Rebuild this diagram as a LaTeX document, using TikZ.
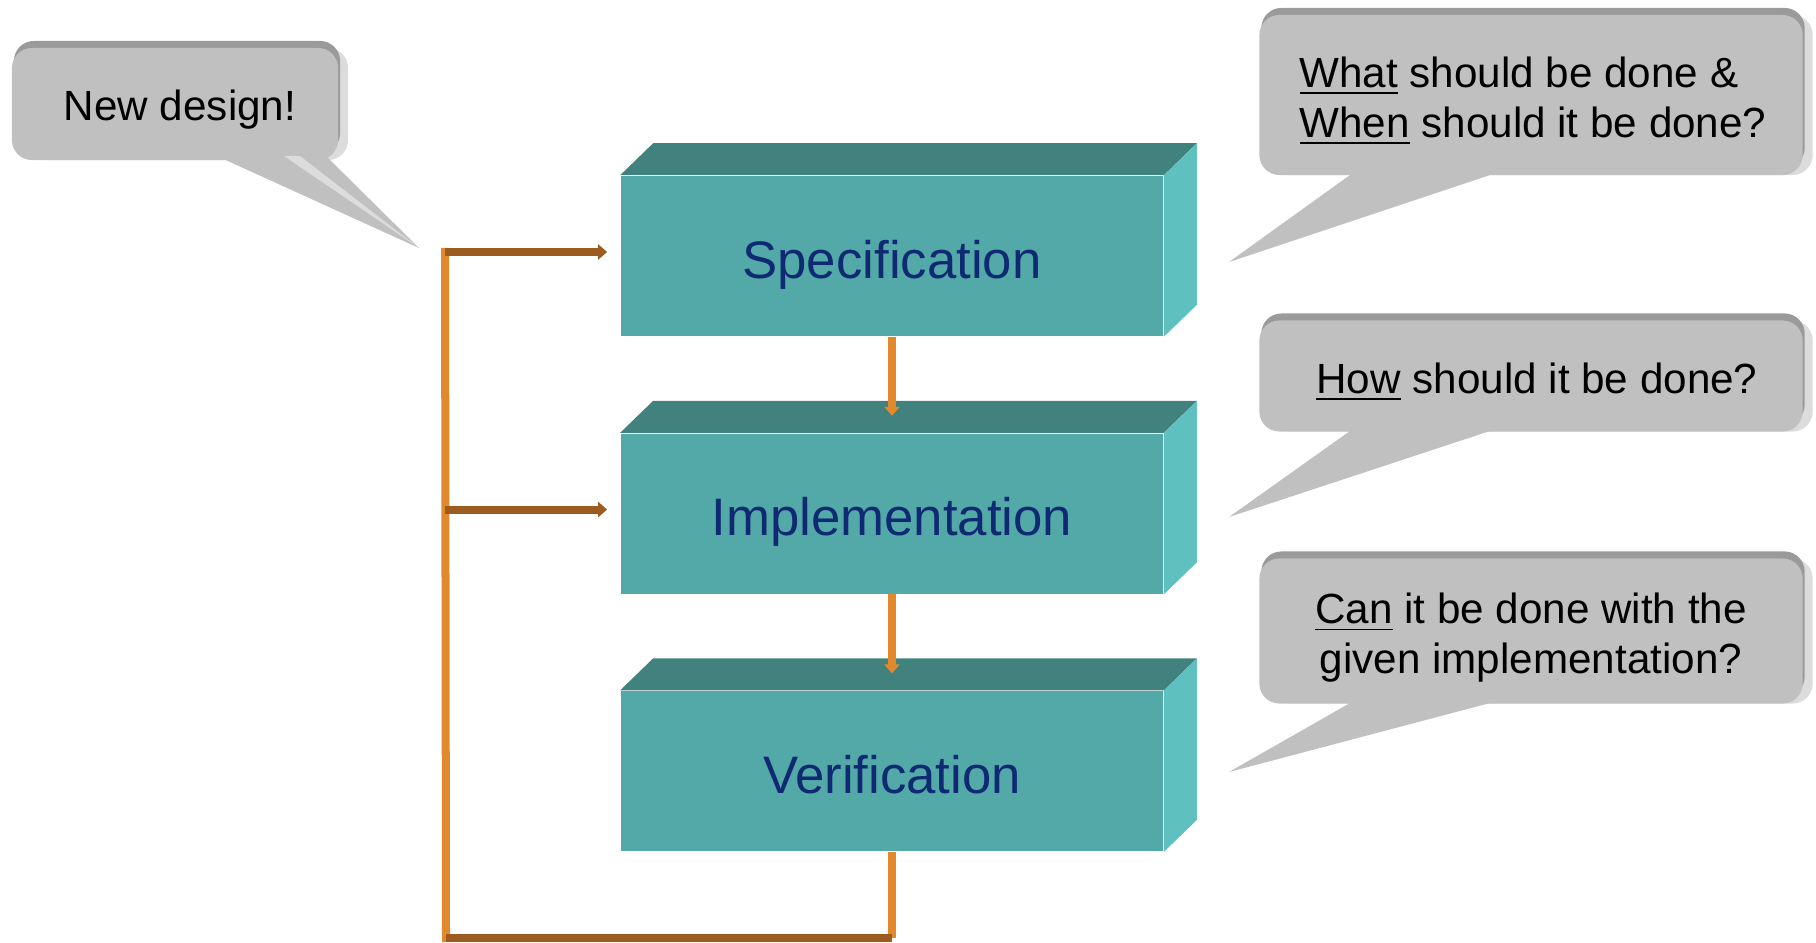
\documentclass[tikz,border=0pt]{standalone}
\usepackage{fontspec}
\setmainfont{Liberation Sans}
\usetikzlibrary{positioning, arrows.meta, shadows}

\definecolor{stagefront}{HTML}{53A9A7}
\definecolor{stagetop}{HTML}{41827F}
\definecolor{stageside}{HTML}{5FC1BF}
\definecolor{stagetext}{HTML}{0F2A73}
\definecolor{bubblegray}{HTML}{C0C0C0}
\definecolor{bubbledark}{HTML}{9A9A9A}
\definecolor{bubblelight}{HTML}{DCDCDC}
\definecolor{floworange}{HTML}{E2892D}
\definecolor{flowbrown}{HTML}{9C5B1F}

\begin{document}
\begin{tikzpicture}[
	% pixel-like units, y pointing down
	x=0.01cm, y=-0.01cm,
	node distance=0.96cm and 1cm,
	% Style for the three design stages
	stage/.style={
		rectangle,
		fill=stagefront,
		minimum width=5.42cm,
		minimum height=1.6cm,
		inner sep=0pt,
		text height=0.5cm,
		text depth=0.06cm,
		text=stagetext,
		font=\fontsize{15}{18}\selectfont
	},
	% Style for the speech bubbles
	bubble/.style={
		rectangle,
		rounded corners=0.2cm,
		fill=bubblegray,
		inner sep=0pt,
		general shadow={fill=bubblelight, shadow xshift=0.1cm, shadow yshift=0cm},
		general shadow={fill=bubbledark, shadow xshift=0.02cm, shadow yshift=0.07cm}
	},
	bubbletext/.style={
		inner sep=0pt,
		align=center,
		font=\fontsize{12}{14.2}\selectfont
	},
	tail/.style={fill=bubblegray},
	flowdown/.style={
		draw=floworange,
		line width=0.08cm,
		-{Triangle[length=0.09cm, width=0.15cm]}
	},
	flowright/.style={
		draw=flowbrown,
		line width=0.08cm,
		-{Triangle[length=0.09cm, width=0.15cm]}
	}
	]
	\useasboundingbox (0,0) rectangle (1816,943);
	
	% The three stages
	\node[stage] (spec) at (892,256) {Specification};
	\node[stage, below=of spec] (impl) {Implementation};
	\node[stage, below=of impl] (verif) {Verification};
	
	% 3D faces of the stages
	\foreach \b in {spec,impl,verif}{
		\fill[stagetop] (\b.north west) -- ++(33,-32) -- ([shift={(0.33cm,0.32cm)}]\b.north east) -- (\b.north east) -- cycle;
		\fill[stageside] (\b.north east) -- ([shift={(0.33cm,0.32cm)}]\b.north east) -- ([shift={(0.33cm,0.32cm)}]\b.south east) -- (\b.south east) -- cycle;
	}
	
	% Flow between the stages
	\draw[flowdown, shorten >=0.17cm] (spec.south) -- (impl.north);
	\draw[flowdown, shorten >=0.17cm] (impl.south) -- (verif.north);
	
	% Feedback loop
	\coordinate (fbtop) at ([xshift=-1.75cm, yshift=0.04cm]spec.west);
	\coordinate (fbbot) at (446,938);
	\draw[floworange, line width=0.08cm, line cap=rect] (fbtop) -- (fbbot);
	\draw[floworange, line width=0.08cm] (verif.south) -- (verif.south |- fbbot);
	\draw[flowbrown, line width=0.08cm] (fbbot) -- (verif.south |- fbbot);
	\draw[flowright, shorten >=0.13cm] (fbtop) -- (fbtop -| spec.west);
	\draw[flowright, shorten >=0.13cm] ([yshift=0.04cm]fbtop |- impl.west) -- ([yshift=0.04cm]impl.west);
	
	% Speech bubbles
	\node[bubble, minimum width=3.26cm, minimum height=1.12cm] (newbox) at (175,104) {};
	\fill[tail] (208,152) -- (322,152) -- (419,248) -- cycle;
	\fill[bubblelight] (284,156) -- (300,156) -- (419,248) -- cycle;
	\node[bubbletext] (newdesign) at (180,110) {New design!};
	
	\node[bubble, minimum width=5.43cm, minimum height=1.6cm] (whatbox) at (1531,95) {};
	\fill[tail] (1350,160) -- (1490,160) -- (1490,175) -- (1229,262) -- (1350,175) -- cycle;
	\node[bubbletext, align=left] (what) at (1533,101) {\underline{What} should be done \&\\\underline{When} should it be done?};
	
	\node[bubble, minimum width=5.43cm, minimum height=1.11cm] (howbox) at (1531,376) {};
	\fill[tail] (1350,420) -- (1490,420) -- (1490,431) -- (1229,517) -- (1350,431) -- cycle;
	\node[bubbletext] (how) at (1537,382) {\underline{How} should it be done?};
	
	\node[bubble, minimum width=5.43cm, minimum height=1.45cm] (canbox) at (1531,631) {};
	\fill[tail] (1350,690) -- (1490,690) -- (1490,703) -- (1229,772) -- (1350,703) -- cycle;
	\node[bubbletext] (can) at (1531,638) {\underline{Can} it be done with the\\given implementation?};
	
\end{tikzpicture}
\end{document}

*-*-*

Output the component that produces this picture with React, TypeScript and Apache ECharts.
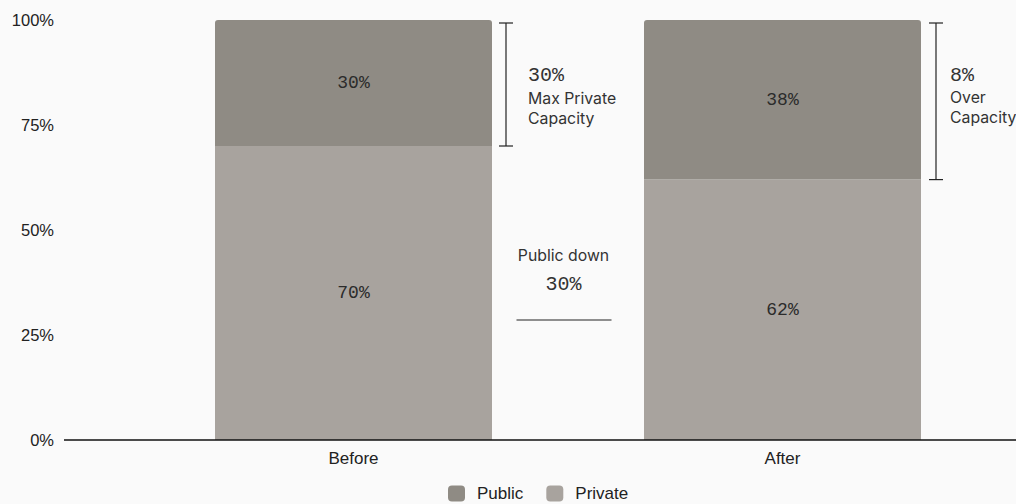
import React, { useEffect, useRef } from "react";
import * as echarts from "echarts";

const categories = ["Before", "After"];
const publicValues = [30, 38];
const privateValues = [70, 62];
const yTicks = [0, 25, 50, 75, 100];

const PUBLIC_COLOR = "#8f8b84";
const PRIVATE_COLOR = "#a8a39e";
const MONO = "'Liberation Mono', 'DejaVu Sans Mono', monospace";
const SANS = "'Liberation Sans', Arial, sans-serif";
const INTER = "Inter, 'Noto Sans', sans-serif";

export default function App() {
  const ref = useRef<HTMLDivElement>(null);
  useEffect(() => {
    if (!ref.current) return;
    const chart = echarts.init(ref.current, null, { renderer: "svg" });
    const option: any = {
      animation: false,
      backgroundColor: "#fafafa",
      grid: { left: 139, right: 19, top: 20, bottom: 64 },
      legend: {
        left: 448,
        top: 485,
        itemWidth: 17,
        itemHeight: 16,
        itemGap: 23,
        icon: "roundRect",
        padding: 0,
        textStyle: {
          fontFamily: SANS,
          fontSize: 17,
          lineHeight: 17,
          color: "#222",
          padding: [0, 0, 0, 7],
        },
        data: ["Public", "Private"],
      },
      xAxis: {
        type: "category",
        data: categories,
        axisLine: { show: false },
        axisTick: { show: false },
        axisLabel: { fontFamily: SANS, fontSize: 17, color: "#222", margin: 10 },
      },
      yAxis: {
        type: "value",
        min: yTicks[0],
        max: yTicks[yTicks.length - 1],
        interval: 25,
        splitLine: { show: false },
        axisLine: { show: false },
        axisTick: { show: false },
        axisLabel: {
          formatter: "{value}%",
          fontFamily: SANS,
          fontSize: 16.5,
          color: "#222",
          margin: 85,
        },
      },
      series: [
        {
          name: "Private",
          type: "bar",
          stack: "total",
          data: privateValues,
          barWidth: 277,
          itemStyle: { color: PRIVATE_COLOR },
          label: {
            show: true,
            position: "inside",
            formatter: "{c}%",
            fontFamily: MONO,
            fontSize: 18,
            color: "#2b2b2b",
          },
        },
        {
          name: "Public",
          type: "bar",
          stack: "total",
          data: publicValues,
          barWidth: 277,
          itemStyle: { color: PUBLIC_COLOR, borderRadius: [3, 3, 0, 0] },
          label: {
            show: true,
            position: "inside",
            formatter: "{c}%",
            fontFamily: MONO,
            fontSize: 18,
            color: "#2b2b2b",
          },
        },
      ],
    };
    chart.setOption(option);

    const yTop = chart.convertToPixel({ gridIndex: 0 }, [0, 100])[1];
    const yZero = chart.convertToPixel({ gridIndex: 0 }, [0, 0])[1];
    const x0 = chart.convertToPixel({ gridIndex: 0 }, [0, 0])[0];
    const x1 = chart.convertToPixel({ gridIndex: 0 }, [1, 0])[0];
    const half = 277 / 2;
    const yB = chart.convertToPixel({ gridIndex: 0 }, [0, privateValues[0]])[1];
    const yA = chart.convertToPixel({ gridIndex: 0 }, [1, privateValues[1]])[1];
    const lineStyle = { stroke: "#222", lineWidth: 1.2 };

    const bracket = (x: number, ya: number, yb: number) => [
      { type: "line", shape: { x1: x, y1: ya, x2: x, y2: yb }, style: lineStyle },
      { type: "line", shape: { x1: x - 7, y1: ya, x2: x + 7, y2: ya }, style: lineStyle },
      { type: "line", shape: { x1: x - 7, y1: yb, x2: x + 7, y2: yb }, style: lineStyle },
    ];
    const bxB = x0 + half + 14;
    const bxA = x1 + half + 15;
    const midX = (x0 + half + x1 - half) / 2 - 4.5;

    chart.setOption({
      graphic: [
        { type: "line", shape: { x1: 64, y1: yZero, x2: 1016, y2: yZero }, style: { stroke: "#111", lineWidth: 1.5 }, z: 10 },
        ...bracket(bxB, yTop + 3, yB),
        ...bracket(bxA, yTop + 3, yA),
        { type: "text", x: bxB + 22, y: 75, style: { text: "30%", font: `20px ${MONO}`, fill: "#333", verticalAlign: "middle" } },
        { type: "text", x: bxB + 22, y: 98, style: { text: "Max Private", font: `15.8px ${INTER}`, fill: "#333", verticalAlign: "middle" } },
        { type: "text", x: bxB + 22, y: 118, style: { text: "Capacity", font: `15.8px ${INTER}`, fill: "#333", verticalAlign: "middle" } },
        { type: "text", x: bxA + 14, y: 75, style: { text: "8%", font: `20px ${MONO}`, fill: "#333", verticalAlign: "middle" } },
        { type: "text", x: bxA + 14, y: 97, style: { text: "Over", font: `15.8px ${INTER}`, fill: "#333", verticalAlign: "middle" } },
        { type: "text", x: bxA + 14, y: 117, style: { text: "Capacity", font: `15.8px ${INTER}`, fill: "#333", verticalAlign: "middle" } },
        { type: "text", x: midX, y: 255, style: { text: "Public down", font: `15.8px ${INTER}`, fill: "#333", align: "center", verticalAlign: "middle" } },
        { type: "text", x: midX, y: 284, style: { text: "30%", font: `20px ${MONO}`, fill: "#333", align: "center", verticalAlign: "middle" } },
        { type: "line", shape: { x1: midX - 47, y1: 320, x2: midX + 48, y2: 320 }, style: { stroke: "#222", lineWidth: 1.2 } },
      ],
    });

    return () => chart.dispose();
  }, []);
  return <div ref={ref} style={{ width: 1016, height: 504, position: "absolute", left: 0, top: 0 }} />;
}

*-*-*

◆ Given task
Your task is to transcribe exactly the lines starting at the line that contains "Rebuild this diagram" and ending at the line that contains "below=of impl] (verif)", both included. Leave out the pictures.

◆ Written reply
Rebuild this diagram as a LaTeX document, using TikZ.
\documentclass[tikz,border=0pt]{standalone}
\usepackage{fontspec}
\setmainfont{Liberation Sans}
\usetikzlibrary{positioning, arrows.meta, shadows}

\definecolor{stagefront}{HTML}{53A9A7}
\definecolor{stagetop}{HTML}{41827F}
\definecolor{stageside}{HTML}{5FC1BF}
\definecolor{stagetext}{HTML}{0F2A73}
\definecolor{bubblegray}{HTML}{C0C0C0}
\definecolor{bubbledark}{HTML}{9A9A9A}
\definecolor{bubblelight}{HTML}{DCDCDC}
\definecolor{floworange}{HTML}{E2892D}
\definecolor{flowbrown}{HTML}{9C5B1F}

\begin{document}
\begin{tikzpicture}[
	% pixel-like units, y pointing down
	x=0.01cm, y=-0.01cm,
	node distance=0.96cm and 1cm,
	% Style for the three design stages
	stage/.style={
		rectangle,
		fill=stagefront,
		minimum width=5.42cm,
		minimum height=1.6cm,
		inner sep=0pt,
		text height=0.5cm,
		text depth=0.06cm,
		text=stagetext,
		font=\fontsize{15}{18}\selectfont
	},
	% Style for the speech bubbles
	bubble/.style={
		rectangle,
		rounded corners=0.2cm,
		fill=bubblegray,
		inner sep=0pt,
		general shadow={fill=bubblelight, shadow xshift=0.1cm, shadow yshift=0cm},
		general shadow={fill=bubbledark, shadow xshift=0.02cm, shadow yshift=0.07cm}
	},
	bubbletext/.style={
		inner sep=0pt,
		align=center,
		font=\fontsize{12}{14.2}\selectfont
	},
	tail/.style={fill=bubblegray},
	flowdown/.style={
		draw=floworange,
		line width=0.08cm,
		-{Triangle[length=0.09cm, width=0.15cm]}
	},
	flowright/.style={
		draw=flowbrown,
		line width=0.08cm,
		-{Triangle[length=0.09cm, width=0.15cm]}
	}
	]
	\useasboundingbox (0,0) rectangle (1816,943);
	
	% The three stages
	\node[stage] (spec) at (892,256) {Specification};
	\node[stage, below=of spec] (impl) {Implementation};
	\node[stage, below=of impl] (verif) {Verification};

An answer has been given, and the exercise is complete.